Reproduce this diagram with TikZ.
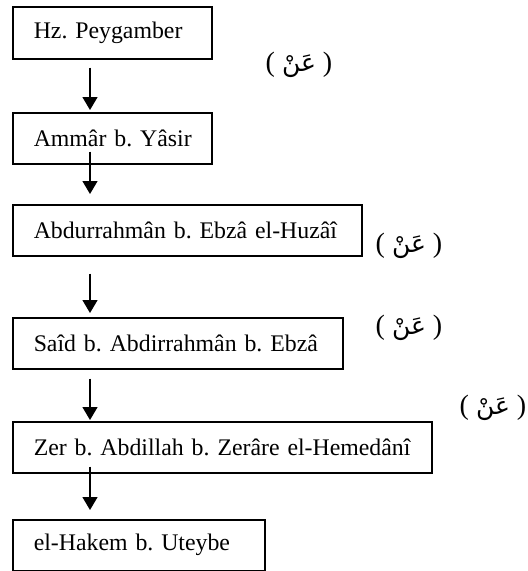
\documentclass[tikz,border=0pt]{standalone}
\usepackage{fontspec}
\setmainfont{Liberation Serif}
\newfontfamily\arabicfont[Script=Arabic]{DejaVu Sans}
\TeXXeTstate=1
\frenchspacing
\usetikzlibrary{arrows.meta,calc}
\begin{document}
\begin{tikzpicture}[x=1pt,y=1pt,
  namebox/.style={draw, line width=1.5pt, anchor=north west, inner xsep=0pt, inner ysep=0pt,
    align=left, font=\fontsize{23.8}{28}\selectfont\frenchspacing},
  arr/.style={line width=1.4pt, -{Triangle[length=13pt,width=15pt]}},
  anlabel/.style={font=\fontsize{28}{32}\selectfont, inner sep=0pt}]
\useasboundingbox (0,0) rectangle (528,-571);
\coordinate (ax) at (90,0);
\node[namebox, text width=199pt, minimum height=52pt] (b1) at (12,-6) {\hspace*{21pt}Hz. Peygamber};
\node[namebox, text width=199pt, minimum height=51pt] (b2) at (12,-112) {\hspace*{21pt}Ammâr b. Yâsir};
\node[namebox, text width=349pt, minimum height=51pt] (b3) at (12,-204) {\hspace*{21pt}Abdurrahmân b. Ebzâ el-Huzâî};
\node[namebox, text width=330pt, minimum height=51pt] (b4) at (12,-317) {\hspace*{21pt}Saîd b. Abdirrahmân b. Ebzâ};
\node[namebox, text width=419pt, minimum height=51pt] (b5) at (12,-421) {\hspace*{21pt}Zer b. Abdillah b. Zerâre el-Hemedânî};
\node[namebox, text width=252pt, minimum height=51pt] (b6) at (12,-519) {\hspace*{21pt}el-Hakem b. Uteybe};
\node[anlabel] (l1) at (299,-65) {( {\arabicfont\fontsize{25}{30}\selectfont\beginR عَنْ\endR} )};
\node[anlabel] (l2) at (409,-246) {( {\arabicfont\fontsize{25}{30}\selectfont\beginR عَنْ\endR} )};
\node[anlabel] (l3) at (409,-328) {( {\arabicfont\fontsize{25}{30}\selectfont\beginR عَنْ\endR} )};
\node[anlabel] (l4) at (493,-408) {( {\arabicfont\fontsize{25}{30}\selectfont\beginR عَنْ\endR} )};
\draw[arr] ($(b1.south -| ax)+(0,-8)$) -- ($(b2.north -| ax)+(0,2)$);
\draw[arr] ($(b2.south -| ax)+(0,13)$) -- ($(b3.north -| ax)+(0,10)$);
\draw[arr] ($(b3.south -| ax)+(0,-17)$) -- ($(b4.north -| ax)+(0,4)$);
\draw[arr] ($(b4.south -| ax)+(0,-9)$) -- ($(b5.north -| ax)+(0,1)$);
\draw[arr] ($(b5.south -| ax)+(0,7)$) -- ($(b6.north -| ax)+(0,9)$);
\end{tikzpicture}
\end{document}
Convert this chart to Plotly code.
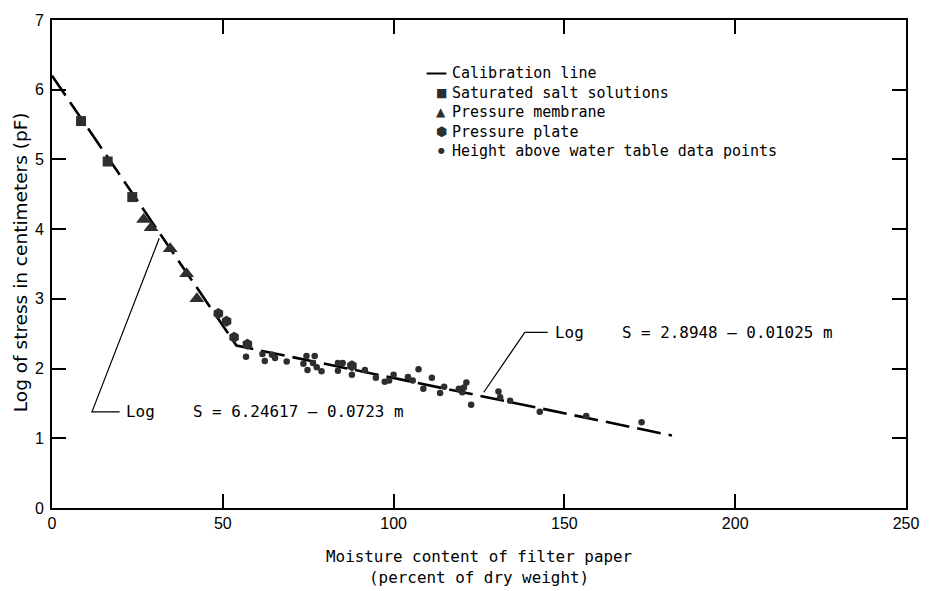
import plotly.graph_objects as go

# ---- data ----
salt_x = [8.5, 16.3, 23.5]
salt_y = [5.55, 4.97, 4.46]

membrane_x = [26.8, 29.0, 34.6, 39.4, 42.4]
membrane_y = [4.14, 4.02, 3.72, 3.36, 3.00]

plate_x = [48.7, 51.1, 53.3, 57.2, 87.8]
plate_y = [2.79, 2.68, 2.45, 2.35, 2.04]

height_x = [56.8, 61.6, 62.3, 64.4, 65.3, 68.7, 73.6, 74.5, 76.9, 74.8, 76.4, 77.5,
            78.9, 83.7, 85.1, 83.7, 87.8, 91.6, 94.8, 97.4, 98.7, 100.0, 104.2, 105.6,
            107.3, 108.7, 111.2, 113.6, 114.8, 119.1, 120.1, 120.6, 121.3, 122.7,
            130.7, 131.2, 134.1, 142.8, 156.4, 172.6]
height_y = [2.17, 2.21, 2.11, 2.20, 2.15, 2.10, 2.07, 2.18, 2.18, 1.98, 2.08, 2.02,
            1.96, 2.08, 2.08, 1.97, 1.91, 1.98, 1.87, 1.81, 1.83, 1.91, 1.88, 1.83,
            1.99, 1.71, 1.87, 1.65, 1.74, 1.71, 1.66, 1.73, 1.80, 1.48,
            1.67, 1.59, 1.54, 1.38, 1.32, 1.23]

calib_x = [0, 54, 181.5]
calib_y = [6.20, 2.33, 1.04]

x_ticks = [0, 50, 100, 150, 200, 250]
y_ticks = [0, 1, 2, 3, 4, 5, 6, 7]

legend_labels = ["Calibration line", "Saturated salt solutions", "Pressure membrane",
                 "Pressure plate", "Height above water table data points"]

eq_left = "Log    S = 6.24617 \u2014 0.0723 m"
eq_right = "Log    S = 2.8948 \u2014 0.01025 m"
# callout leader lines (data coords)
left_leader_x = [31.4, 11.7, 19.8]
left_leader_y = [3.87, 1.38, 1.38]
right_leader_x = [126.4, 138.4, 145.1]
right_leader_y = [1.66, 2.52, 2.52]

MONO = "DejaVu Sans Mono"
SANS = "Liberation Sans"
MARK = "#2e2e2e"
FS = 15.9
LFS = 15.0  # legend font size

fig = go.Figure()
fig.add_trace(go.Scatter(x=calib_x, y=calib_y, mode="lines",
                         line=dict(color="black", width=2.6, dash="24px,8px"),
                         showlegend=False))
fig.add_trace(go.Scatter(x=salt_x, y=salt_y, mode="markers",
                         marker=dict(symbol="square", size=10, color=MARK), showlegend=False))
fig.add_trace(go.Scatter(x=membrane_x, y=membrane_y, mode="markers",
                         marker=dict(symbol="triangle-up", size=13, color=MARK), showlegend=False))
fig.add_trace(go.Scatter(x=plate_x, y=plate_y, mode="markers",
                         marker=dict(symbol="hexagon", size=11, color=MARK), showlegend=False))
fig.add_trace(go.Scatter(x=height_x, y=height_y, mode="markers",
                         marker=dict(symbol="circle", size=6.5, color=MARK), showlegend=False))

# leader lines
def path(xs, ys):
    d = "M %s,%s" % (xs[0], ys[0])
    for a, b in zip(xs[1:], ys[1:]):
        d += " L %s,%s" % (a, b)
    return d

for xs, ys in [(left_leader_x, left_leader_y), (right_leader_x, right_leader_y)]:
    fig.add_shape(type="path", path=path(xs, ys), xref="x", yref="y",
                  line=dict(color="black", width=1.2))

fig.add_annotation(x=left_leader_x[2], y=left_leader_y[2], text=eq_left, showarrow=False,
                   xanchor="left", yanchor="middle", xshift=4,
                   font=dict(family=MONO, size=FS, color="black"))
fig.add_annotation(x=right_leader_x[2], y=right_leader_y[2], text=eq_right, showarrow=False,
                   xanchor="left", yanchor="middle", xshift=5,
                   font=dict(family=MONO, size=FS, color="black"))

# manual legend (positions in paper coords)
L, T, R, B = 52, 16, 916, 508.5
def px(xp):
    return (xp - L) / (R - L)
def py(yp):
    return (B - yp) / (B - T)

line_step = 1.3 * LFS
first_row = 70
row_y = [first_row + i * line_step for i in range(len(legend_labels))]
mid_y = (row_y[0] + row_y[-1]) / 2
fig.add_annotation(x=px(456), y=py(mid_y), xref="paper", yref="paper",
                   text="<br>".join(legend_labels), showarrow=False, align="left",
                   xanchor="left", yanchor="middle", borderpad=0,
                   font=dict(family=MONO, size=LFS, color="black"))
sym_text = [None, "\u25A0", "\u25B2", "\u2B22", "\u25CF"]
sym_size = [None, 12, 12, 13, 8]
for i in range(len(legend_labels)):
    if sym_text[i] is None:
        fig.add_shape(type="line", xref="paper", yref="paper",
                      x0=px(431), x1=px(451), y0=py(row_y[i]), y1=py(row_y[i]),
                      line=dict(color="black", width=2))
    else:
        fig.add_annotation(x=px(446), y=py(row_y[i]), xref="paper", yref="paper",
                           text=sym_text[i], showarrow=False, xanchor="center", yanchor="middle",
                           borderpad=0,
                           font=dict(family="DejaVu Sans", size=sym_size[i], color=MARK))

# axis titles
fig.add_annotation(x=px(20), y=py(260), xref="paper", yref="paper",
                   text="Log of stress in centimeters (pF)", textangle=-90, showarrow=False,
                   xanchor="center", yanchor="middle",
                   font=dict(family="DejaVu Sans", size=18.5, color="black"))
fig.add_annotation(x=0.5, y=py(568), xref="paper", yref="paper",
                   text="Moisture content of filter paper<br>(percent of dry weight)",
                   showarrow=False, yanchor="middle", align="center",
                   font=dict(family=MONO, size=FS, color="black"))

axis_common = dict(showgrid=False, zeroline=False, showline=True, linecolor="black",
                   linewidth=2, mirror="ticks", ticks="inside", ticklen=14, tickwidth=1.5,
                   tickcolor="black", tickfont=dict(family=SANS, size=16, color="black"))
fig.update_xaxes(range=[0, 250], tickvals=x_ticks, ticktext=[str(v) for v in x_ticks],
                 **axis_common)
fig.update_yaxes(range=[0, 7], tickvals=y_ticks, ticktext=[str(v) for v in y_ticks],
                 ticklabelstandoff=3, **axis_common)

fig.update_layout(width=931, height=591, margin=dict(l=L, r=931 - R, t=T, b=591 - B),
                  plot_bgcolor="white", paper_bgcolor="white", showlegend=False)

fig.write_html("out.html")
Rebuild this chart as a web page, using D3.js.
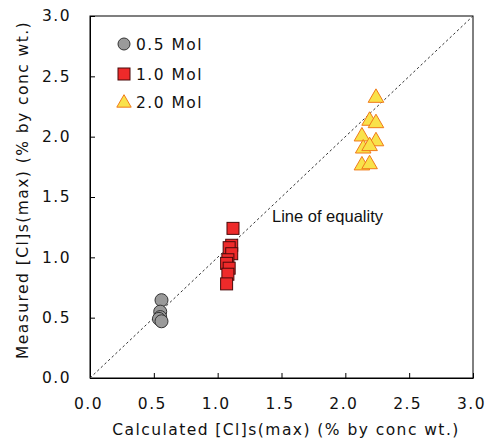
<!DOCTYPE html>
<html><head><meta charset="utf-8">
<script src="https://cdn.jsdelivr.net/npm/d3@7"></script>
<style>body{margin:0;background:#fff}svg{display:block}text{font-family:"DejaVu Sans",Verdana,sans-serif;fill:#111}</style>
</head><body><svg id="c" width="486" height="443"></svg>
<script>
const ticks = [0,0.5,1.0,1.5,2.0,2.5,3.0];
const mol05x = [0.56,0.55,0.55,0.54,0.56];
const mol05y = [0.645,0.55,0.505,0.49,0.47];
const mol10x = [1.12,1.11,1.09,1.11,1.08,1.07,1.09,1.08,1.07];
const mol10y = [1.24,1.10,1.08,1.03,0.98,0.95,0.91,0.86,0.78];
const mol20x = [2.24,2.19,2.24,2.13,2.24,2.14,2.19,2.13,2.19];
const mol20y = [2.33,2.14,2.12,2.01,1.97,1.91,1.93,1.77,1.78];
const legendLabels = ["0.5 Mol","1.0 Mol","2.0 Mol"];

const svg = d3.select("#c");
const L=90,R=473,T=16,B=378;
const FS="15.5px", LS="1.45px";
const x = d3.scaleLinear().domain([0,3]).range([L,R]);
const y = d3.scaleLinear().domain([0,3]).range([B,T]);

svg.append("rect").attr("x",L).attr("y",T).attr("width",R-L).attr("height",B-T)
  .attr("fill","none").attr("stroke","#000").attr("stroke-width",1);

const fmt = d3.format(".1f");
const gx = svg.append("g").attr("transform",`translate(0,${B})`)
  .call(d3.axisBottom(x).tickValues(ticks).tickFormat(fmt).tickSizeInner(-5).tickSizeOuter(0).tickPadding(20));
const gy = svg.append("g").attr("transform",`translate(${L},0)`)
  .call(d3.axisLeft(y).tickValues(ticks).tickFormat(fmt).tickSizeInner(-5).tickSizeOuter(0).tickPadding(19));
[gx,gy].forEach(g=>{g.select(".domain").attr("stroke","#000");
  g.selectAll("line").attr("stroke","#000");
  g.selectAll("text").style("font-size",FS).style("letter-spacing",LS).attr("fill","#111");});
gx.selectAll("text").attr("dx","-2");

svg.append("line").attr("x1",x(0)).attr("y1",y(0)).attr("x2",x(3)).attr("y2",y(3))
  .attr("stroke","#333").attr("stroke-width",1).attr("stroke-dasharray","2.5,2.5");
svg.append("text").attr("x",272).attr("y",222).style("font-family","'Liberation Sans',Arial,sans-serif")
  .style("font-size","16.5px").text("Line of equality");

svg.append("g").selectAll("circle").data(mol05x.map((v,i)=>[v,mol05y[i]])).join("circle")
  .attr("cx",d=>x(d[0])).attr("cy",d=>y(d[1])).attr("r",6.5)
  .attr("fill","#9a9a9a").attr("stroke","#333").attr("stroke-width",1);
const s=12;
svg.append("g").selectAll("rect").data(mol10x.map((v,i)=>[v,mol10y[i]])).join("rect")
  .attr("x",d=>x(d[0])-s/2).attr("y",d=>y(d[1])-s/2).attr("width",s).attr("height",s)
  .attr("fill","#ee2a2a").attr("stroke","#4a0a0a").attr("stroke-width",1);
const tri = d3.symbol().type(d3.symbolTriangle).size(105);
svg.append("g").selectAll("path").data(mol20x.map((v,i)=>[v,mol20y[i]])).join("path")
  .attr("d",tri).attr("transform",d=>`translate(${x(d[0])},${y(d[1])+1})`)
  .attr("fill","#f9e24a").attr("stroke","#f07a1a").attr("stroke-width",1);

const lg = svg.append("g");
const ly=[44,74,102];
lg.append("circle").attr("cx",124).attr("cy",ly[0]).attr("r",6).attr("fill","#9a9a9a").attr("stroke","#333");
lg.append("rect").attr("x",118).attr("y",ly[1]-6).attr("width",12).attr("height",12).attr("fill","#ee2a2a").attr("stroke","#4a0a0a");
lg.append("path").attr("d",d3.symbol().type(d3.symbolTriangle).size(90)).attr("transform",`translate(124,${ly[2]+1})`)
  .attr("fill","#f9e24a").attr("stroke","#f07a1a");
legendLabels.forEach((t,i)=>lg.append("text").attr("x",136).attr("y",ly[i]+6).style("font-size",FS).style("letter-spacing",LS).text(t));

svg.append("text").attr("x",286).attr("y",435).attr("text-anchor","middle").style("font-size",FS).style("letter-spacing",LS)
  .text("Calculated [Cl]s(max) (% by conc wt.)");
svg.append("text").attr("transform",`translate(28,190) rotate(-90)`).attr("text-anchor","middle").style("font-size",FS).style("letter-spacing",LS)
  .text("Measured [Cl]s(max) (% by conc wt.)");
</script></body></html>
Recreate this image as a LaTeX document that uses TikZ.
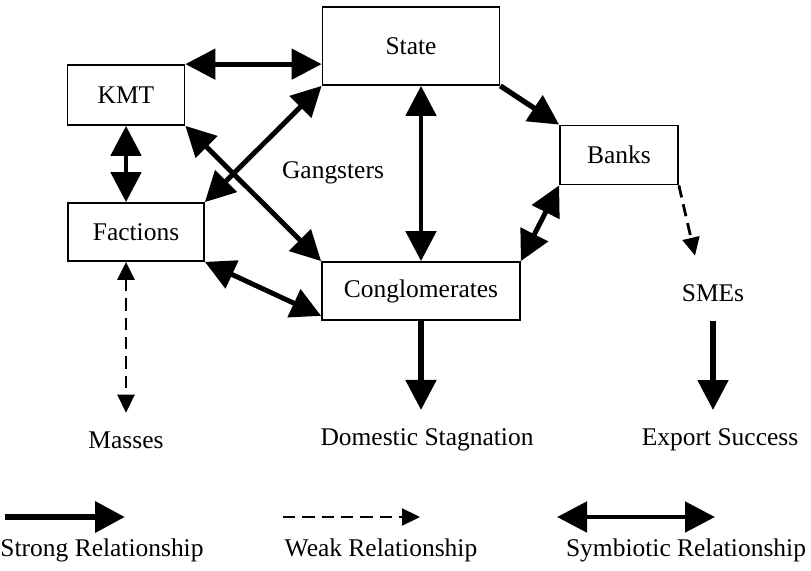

═══

» **Given task**
Copy out the listing above from the line containing "Convert this chart to Plotly code." to the line containing "legend font size", both included, exactly as written and minus the images.

» **The completed task**
Convert this chart to Plotly code.
import plotly.graph_objects as go

# ---- data ----
salt_x = [8.5, 16.3, 23.5]
salt_y = [5.55, 4.97, 4.46]

membrane_x = [26.8, 29.0, 34.6, 39.4, 42.4]
membrane_y = [4.14, 4.02, 3.72, 3.36, 3.00]

plate_x = [48.7, 51.1, 53.3, 57.2, 87.8]
plate_y = [2.79, 2.68, 2.45, 2.35, 2.04]

height_x = [56.8, 61.6, 62.3, 64.4, 65.3, 68.7, 73.6, 74.5, 76.9, 74.8, 76.4, 77.5,
            78.9, 83.7, 85.1, 83.7, 87.8, 91.6, 94.8, 97.4, 98.7, 100.0, 104.2, 105.6,
            107.3, 108.7, 111.2, 113.6, 114.8, 119.1, 120.1, 120.6, 121.3, 122.7,
            130.7, 131.2, 134.1, 142.8, 156.4, 172.6]
height_y = [2.17, 2.21, 2.11, 2.20, 2.15, 2.10, 2.07, 2.18, 2.18, 1.98, 2.08, 2.02,
            1.96, 2.08, 2.08, 1.97, 1.91, 1.98, 1.87, 1.81, 1.83, 1.91, 1.88, 1.83,
            1.99, 1.71, 1.87, 1.65, 1.74, 1.71, 1.66, 1.73, 1.80, 1.48,
            1.67, 1.59, 1.54, 1.38, 1.32, 1.23]

calib_x = [0, 54, 181.5]
calib_y = [6.20, 2.33, 1.04]

x_ticks = [0, 50, 100, 150, 200, 250]
y_ticks = [0, 1, 2, 3, 4, 5, 6, 7]

legend_labels = ["Calibration line", "Saturated salt solutions", "Pressure membrane",
                 "Pressure plate", "Height above water table data points"]

eq_left = "Log    S = 6.24617 \u2014 0.0723 m"
eq_right = "Log    S = 2.8948 \u2014 0.01025 m"
# callout leader lines (data coords)
left_leader_x = [31.4, 11.7, 19.8]
left_leader_y = [3.87, 1.38, 1.38]
right_leader_x = [126.4, 138.4, 145.1]
right_leader_y = [1.66, 2.52, 2.52]

MONO = "DejaVu Sans Mono"
SANS = "Liberation Sans"
MARK = "#2e2e2e"
FS = 15.9
LFS = 15.0  # legend font size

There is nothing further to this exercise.